┏━━
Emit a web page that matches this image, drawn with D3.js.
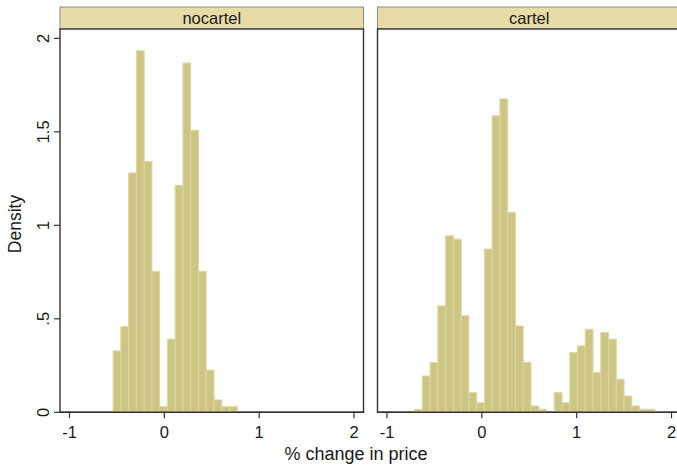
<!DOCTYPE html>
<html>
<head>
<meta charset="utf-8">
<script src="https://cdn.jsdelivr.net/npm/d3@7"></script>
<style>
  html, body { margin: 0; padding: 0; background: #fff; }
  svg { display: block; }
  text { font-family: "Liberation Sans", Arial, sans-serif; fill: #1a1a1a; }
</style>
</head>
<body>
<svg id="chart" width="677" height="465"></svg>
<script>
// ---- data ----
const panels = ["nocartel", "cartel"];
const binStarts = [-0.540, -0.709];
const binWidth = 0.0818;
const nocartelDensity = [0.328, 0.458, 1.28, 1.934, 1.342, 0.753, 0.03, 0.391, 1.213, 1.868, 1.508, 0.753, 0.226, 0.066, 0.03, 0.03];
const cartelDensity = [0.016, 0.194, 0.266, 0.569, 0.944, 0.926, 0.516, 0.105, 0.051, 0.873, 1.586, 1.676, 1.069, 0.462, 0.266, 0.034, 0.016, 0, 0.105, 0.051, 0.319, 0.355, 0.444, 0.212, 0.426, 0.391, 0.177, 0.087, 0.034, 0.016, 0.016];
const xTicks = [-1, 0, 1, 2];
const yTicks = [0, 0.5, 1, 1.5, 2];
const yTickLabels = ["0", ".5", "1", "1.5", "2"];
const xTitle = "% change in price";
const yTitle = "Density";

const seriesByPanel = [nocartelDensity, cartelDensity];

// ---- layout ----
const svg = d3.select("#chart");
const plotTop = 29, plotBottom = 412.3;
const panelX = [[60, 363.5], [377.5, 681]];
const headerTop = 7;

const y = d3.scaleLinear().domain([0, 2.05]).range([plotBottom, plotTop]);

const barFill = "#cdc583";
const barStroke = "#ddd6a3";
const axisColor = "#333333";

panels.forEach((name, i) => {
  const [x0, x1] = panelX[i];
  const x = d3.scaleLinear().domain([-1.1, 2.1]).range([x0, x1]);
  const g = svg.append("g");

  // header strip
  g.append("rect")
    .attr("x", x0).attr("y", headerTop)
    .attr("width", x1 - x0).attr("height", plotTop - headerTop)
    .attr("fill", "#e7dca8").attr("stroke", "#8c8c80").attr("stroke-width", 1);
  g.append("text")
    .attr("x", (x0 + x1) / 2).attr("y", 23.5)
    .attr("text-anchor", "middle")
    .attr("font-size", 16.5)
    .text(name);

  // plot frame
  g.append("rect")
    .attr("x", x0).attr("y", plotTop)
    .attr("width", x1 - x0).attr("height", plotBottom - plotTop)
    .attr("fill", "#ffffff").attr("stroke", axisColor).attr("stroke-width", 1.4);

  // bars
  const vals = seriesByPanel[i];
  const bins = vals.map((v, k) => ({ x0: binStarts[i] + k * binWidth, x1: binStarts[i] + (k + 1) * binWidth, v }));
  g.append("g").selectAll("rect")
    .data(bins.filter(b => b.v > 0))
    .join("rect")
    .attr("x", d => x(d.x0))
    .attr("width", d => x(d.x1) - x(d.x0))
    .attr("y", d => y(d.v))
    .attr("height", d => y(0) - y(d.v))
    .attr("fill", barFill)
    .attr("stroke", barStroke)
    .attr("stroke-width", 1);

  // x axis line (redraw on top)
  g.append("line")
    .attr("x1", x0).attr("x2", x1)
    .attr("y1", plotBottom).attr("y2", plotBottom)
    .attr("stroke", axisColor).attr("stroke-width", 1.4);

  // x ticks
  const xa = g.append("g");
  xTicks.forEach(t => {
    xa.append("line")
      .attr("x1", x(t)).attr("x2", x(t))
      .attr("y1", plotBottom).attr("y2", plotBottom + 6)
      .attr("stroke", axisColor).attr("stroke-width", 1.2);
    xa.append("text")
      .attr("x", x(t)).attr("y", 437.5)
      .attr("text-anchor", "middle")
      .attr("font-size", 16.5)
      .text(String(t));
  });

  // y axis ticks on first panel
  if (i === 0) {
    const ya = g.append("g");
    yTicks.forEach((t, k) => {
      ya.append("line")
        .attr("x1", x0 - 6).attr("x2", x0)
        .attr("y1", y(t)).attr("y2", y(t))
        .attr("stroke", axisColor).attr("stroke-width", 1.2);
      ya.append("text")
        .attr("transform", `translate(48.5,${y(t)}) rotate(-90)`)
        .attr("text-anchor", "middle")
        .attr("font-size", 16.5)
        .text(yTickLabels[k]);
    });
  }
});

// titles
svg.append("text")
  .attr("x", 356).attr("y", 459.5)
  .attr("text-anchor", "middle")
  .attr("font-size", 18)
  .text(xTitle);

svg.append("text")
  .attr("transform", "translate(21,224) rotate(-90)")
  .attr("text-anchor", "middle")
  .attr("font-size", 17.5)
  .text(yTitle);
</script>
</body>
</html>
┗━━
> Aim: Do not include the images; transcribe the rest of the listing exactly.

> Response below:
Emit a web page that matches this image, drawn with D3.js.
<!DOCTYPE html>
<html>
<head>
<meta charset="utf-8">
<script src="https://cdn.jsdelivr.net/npm/d3@7"></script>
<style>
  html, body { margin: 0; padding: 0; background: #fff; }
  svg { display: block; }
  text { font-family: "Liberation Sans", Arial, sans-serif; fill: #1a1a1a; }
</style>
</head>
<body>
<svg id="chart" width="677" height="465"></svg>
<script>
// ---- data ----
const panels = ["nocartel", "cartel"];
const binStarts = [-0.540, -0.709];
const binWidth = 0.0818;
const nocartelDensity = [0.328, 0.458, 1.28, 1.934, 1.342, 0.753, 0.03, 0.391, 1.213, 1.868, 1.508, 0.753, 0.226, 0.066, 0.03, 0.03];
const cartelDensity = [0.016, 0.194, 0.266, 0.569, 0.944, 0.926, 0.516, 0.105, 0.051, 0.873, 1.586, 1.676, 1.069, 0.462, 0.266, 0.034, 0.016, 0, 0.105, 0.051, 0.319, 0.355, 0.444, 0.212, 0.426, 0.391, 0.177, 0.087, 0.034, 0.016, 0.016];
const xTicks = [-1, 0, 1, 2];
const yTicks = [0, 0.5, 1, 1.5, 2];
const yTickLabels = ["0", ".5", "1", "1.5", "2"];
const xTitle = "% change in price";
const yTitle = "Density";

const seriesByPanel = [nocartelDensity, cartelDensity];

// ---- layout ----
const svg = d3.select("#chart");
const plotTop = 29, plotBottom = 412.3;
const panelX = [[60, 363.5], [377.5, 681]];
const headerTop = 7;

const y = d3.scaleLinear().domain([0, 2.05]).range([plotBottom, plotTop]);

const barFill = "#cdc583";
const barStroke = "#ddd6a3";
const axisColor = "#333333";

panels.forEach((name, i) => {
  const [x0, x1] = panelX[i];
  const x = d3.scaleLinear().domain([-1.1, 2.1]).range([x0, x1]);
  const g = svg.append("g");

  // header strip
  g.append("rect")
    .attr("x", x0).attr("y", headerTop)
    .attr("width", x1 - x0).attr("height", plotTop - headerTop)
    .attr("fill", "#e7dca8").attr("stroke", "#8c8c80").attr("stroke-width", 1);
  g.append("text")
    .attr("x", (x0 + x1) / 2).attr("y", 23.5)
    .attr("text-anchor", "middle")
    .attr("font-size", 16.5)
    .text(name);

  // plot frame
  g.append("rect")
    .attr("x", x0).attr("y", plotTop)
    .attr("width", x1 - x0).attr("height", plotBottom - plotTop)
    .attr("fill", "#ffffff").attr("stroke", axisColor).attr("stroke-width", 1.4);

  // bars
  const vals = seriesByPanel[i];
  const bins = vals.map((v, k) => ({ x0: binStarts[i] + k * binWidth, x1: binStarts[i] + (k + 1) * binWidth, v }));
  g.append("g").selectAll("rect")
    .data(bins.filter(b => b.v > 0))
    .join("rect")
    .attr("x", d => x(d.x0))
    .attr("width", d => x(d.x1) - x(d.x0))
    .attr("y", d => y(d.v))
    .attr("height", d => y(0) - y(d.v))
    .attr("fill", barFill)
    .attr("stroke", barStroke)
    .attr("stroke-width", 1);

  // x axis line (redraw on top)
  g.append("line")
    .attr("x1", x0).attr("x2", x1)
    .attr("y1", plotBottom).attr("y2", plotBottom)
    .attr("stroke", axisColor).attr("stroke-width", 1.4);

  // x ticks
  const xa = g.append("g");
  xTicks.forEach(t => {
    xa.append("line")
      .attr("x1", x(t)).attr("x2", x(t))
      .attr("y1", plotBottom).attr("y2", plotBottom + 6)
      .attr("stroke", axisColor).attr("stroke-width", 1.2);
    xa.append("text")
      .attr("x", x(t)).attr("y", 437.5)
      .attr("text-anchor", "middle")
      .attr("font-size", 16.5)
      .text(String(t));
  });

  // y axis ticks on first panel
  if (i === 0) {
    const ya = g.append("g");
    yTicks.forEach((t, k) => {
      ya.append("line")
        .attr("x1", x0 - 6).attr("x2", x0)
        .attr("y1", y(t)).attr("y2", y(t))
        .attr("stroke", axisColor).attr("stroke-width", 1.2);
      ya.append("text")
        .attr("transform", `translate(48.5,${y(t)}) rotate(-90)`)
        .attr("text-anchor", "middle")
        .attr("font-size", 16.5)
        .text(yTickLabels[k]);
    });
  }
});

// titles
svg.append("text")
  .attr("x", 356).attr("y", 459.5)
  .attr("text-anchor", "middle")
  .attr("font-size", 18)
  .text(xTitle);

svg.append("text")
  .attr("transform", "translate(21,224) rotate(-90)")
  .attr("text-anchor", "middle")
  .attr("font-size", 17.5)
  .text(yTitle);
</script>
</body>
</html>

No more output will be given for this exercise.